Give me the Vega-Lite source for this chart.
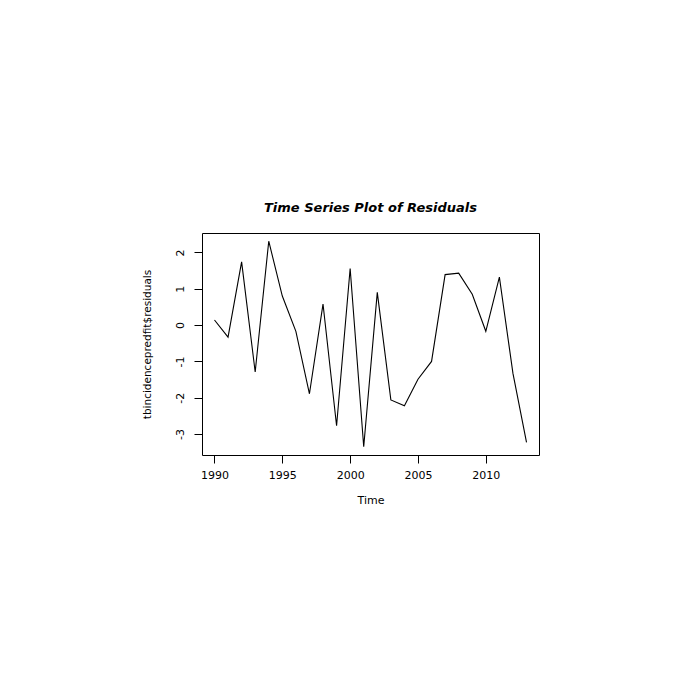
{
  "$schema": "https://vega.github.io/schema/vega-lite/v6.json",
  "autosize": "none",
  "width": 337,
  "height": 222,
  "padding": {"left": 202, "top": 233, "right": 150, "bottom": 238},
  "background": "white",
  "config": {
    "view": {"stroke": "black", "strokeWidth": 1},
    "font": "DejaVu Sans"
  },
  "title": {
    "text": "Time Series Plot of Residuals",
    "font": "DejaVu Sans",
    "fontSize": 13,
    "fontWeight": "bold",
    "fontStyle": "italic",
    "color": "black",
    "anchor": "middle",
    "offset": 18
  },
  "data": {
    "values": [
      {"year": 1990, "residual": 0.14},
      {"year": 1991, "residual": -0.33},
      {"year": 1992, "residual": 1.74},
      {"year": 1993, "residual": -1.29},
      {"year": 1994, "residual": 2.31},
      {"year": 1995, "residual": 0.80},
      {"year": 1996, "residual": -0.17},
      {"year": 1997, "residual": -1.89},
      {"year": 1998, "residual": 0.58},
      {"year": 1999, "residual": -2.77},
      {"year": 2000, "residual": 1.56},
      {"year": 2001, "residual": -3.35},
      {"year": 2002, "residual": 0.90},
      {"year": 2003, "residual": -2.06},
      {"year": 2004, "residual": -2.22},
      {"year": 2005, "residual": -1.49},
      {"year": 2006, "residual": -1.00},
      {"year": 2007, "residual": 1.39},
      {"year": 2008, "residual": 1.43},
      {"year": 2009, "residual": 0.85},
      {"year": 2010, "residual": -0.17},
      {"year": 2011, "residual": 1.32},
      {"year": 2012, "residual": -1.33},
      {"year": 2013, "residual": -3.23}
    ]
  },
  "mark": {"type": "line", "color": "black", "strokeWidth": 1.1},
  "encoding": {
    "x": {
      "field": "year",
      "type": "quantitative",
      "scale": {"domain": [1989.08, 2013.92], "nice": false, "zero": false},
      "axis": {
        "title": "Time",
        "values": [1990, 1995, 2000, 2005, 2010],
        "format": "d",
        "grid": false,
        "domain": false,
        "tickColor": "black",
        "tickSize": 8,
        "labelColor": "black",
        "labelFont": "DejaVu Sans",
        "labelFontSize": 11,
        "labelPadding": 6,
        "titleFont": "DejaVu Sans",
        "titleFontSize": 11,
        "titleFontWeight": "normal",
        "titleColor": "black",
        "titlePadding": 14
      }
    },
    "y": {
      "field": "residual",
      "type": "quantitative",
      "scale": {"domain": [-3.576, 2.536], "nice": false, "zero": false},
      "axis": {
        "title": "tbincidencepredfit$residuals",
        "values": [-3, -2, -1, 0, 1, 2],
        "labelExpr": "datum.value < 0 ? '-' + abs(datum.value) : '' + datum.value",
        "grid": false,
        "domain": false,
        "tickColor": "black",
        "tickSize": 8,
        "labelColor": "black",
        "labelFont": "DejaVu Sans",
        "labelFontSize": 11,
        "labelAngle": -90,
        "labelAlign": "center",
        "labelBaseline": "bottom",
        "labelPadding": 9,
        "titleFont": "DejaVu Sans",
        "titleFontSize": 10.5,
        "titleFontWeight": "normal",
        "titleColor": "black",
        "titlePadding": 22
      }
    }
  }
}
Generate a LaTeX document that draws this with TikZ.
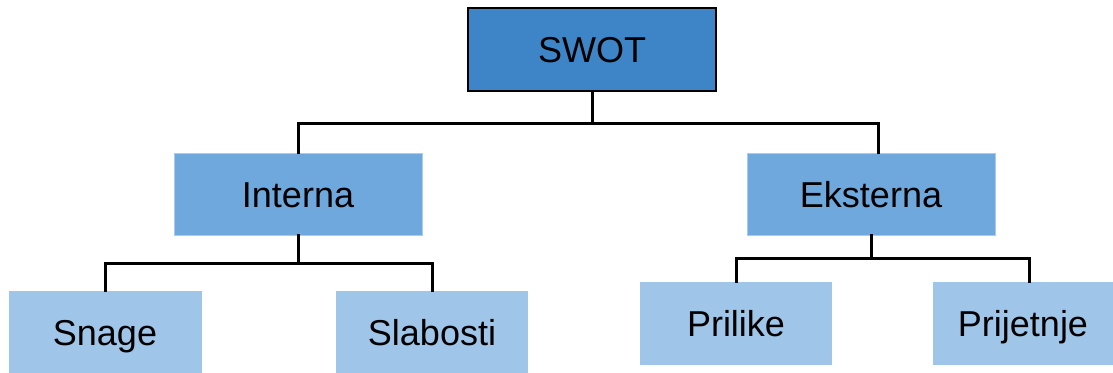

+++++

**Work to complete**
Leave the images out and output the remaining material exactly as it stands.

**Complete response**
Give me the Vega-Lite source for this chart.
{
  "$schema": "https://vega.github.io/schema/vega-lite/v6.json",
  "autosize": "none",
  "width": 337,
  "height": 222,
  "padding": {"left": 202, "top": 233, "right": 150, "bottom": 238},
  "background": "white",
  "config": {
    "view": {"stroke": "black", "strokeWidth": 1},
    "font": "DejaVu Sans"
  },
  "title": {
    "text": "Time Series Plot of Residuals",
    "font": "DejaVu Sans",
    "fontSize": 13,
    "fontWeight": "bold",
    "fontStyle": "italic",
    "color": "black",
    "anchor": "middle",
    "offset": 18
  },
  "data": {
    "values": [
      {"year": 1990, "residual": 0.14},
      {"year": 1991, "residual": -0.33},
      {"year": 1992, "residual": 1.74},
      {"year": 1993, "residual": -1.29},
      {"year": 1994, "residual": 2.31},
      {"year": 1995, "residual": 0.80},
      {"year": 1996, "residual": -0.17},
      {"year": 1997, "residual": -1.89},
      {"year": 1998, "residual": 0.58},
      {"year": 1999, "residual": -2.77},
      {"year": 2000, "residual": 1.56},
      {"year": 2001, "residual": -3.35},
      {"year": 2002, "residual": 0.90},
      {"year": 2003, "residual": -2.06},
      {"year": 2004, "residual": -2.22},
      {"year": 2005, "residual": -1.49},
      {"year": 2006, "residual": -1.00},
      {"year": 2007, "residual": 1.39},
      {"year": 2008, "residual": 1.43},
      {"year": 2009, "residual": 0.85},
      {"year": 2010, "residual": -0.17},
      {"year": 2011, "residual": 1.32},
      {"year": 2012, "residual": -1.33},
      {"year": 2013, "residual": -3.23}
    ]
  },
  "mark": {"type": "line", "color": "black", "strokeWidth": 1.1},
  "encoding": {
    "x": {
      "field": "year",
      "type": "quantitative",
      "scale": {"domain": [1989.08, 2013.92], "nice": false, "zero": false},
      "axis": {
        "title": "Time",
        "values": [1990, 1995, 2000, 2005, 2010],
        "format": "d",
        "grid": false,
        "domain": false,
        "tickColor": "black",
        "tickSize": 8,
        "labelColor": "black",
        "labelFont": "DejaVu Sans",
        "labelFontSize": 11,
        "labelPadding": 6,
        "titleFont": "DejaVu Sans",
        "titleFontSize": 11,
        "titleFontWeight": "normal",
        "titleColor": "black",
        "titlePadding": 14
      }
    },
    "y": {
      "field": "residual",
      "type": "quantitative",
      "scale": {"domain": [-3.576, 2.536], "nice": false, "zero": false},
      "axis": {
        "title": "tbincidencepredfit$residuals",
        "values": [-3, -2, -1, 0, 1, 2],
        "labelExpr": "datum.value < 0 ? '-' + abs(datum.value) : '' + datum.value",
        "grid": false,
        "domain": false,
        "tickColor": "black",
        "tickSize": 8,
        "labelColor": "black",
        "labelFont": "DejaVu Sans",
        "labelFontSize": 11,
        "labelAngle": -90,
        "labelAlign": "center",
        "labelBaseline": "bottom",
        "labelPadding": 9,
        "titleFont": "DejaVu Sans",
        "titleFontSize": 10.5,
        "titleFontWeight": "normal",
        "titleColor": "black",
        "titlePadding": 22
      }
    }
  }
}
Generate a LaTeX document that draws this with TikZ.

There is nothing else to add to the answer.